More dragons! This one is on the “Dragon Bridge.”

Between planning our next steps (so time consuming!), we spent the next day and a half in Ljubljana exploring Park Tivoli (unfortunately it was super hot), enjoying a horse burger, visiting a cat cafe, wandering through Metelkova Mesto (an ex- army garrison taken over by squatters/punks in the 1990s to create a spray painted and artsy commune, now mainly a club/bar scene), finding a favorite ice cream spot, and generally walking around the lovely old-town area.


Horse burger from Hot Horse.  Surprisingly tasty.


Obviously, Michael was a fan of the cat cafe.  And no, that’s not an optical illusion/weird perspective — that cat is huge.  Easily a 20 pound Maine Coon.


More cats at the cat cafe.  These three had funky fur that was extra fun to pet.


Underwater-themed art in Metelkova Mesto.
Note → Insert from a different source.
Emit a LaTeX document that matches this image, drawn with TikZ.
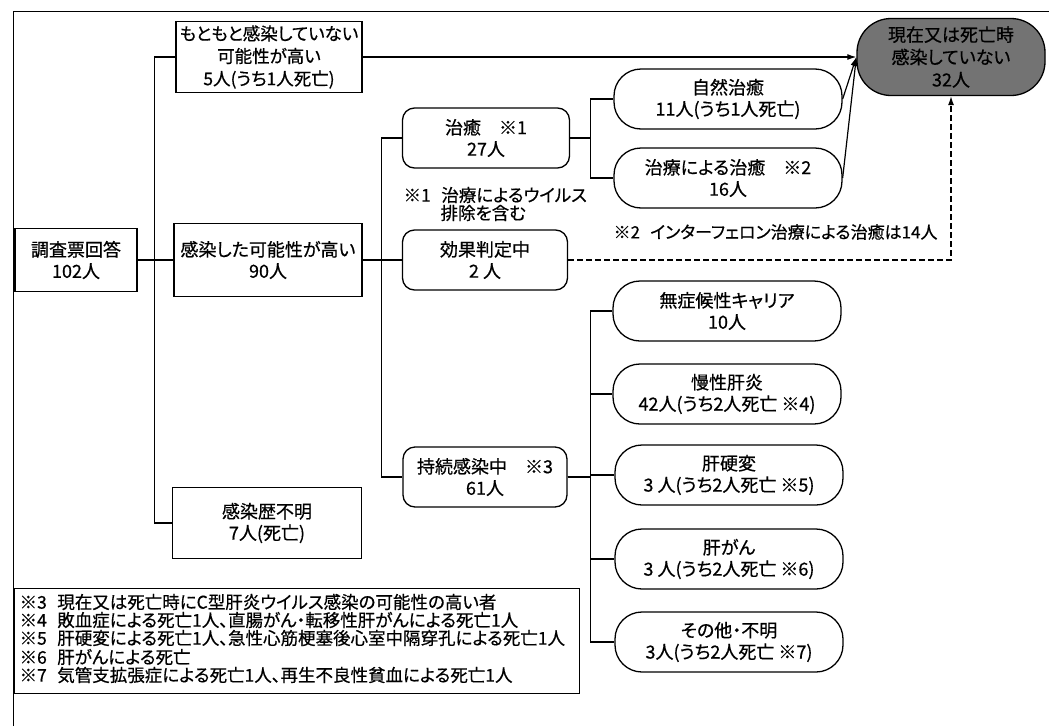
\documentclass[tikz,border=0pt]{standalone}
\usepackage{fontspec}
\setmainfont{Noto Sans CJK JP}[RawFeature=+palt, FakeBold=0.6]
\usetikzlibrary{arrows.meta}
\begin{document}
\begin{tikzpicture}[x=1pt,y=-1pt,
  line width=1.2pt,
  box/.style={draw, line width=1.3pt, align=center, inner sep=0pt, font=\fontsize{18}{21.5}\selectfont},
  rbox/.style={box, rounded corners=12pt},
  pill/.style={box, rounded corners=27pt, minimum width=228pt, minimum height=60pt},
  note/.style={inner sep=0pt, anchor=west, font=\fontsize{17.5}{19}\selectfont},
  fnote/.style={inner sep=0pt, anchor=west, font=\fontsize{17.5}{18}\selectfont},
  arr/.style={-{Latex[length=9pt,width=6pt]}},
  dsh/.style={dash pattern=on 6pt off 3pt},
]
\useasboundingbox (0,0) rectangle (1049,726);
\draw[line width=1pt] (13,726) -- (13,11) -- (1049,11);

\node[box, minimum width=122pt, minimum height=63pt] (n102) at (76,260) {調査票回答\\102人};
\node[box, minimum width=186pt, minimum height=71pt, font=\fontsize{17.5}{22.5}\selectfont] (n5) at (269,57) {もともと感染していない\\可能性が高い\\5人(うち1人死亡)};
\node[box, minimum width=188pt, minimum height=73pt] (n90) at (268,260) {感染した可能性が高い\\90人};
\node[box, minimum width=189pt, minimum height=71pt] (n7) at (267,523) {感染歴不明\\7人(死亡)};

\node[rbox, minimum width=167pt, minimum height=60pt] (cure) at (486,138) {治癒\quad ※1\\27人};
\node[rbox, minimum width=165pt, minimum height=60pt] (judge) at (485,260) {効果判定中\\2 人};
\node[rbox, minimum width=164pt, minimum height=60pt] (pers) at (485,477) {持続感染中\quad ※3\\61人};

\node[pill] (nat) at (728,99) {自然治癒\\11人(うち1人死亡)};
\node[pill] (treat) at (728,178) {治療による治癒\quad ※2\\16人};
\node[pill] (asym) at (727,311) {無症候性キャリア\\10人};
\node[pill] (chr) at (727,394) {慢性肝炎\\42人(うち2人死亡 ※4)};
\node[pill] (cirr) at (729,475) {肝硬変\\3 人(うち2人死亡 ※5)};
\node[pill] (hcc) at (729,559) {肝がん\\3 人(うち2人死亡 ※6)};
\node[pill] (oth) at (729,642) {その他・不明\\3人(うち2人死亡 ※7)};

\node[box, fill=black!55, rounded corners=34pt, minimum width=188pt, minimum height=77pt, font=\fontsize{18}{22.5}\selectfont] (ell) at (951,57) {現在又は死亡時\\感染していない\\32人};

\node[note] (note1a) at (403,195) {※1\hspace{0.6em}治療によるウイルス};
\node[note] (note1b) at (440,213) {排除を含む};
\node[note, font=\fontsize{17}{19}\selectfont] (note2) at (613,232) {※2\hspace{0.6em}インターフェロン治療による治癒は14人};

\node[draw, line width=1.2pt, anchor=north west, minimum width=565pt, minimum height=105pt, inner sep=0pt] (fn) at (14,588) {};
\node[fnote] (fn3) at (19,602) {※3\hspace{0.6em}現在又は死亡時にC型肝炎ウイルス感染の可能性の高い者};
\node[fnote] (fn4) at (19,620) {※4\hspace{0.6em}敗血症による死亡1人、直腸がん・転移性肝がんによる死亡1人};
\node[fnote] (fn5) at (19,638) {※5\hspace{0.6em}肝硬変による死亡1人、急性心筋梗塞後心室中隔穿孔による死亡1人};
\node[fnote] (fn6) at (19,657) {※6\hspace{0.6em}肝がんによる死亡};
\node[fnote] (fn7) at (19,675) {※7\hspace{0.6em}気管支拡張症による死亡1人、再生不良性貧血による死亡1人};

\draw (n102) -- (n90);
\draw (n5.west) -- ++(-21,0) |- (n7.west);
\draw (n90) -- (judge);
\draw (cure.west) -- ++(-20,0) |- (pers.west);
\draw (cure.east) -- ++(20,0) |- (nat.west);
\draw (cure.east) -- ++(20,0) |- (treat.west);
\foreach \t in {asym,chr,cirr,hcc,oth} \draw (pers.east) -- ++(23,0) |- (\t.west);
\draw[arr] (n5.east) -- (ell.west);
\draw[arr] (nat.east) -- (ell.west);
\draw[arr] (treat.east) -- (ell.west);
\draw[arr, dsh] (judge.east) -| (ell.south);
\end{tikzpicture}
\end{document}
Another art piece in Metelkova Mesto.

Needless to say, we thoroughly enjoyed our time in Ljubljana and would encourage others to visit.  Had we not been concerned with the length of our Schengen stay, this is another spot where we could have easily spent more time.


Michael loves Ljubljana!

[We’re making an attempt to finally get caught up on getting our blog posts up.  This post describes our visit to Ljubljana on July 8-11, 2016.]

Slowing Down in Slovenia: Piran & Skocjan Caves

by Elizabeth

After an exhausting stay in Barcelona, we were ready to take it easy in Slovenia.  The cheapest way to get there turned out to be a flight from Barcelona to Trieste, Italy, followed by a short bus connection.  Our early morning taxi to the airport and flight were uneventful.  We were able to hop on a bus from the airport to the Trieste bus station fairly quickly.  Bus station looks the same as it did five years ago when we sat around waiting for our bus to Croatia (coming from Venice) — still run down and sort of sad, but functional.  We had a few hours before the direct bus to Piran on the Slovenian coast, so we wandered around Trieste for a bit and ate some focaccia.


The “Grand Canal” in Trieste, Italy

The bus ride to Piran was scenic, with glimpses of the coast and a few cute coastal towns along the way.  In under two hours were were in Piran.  It is adorable.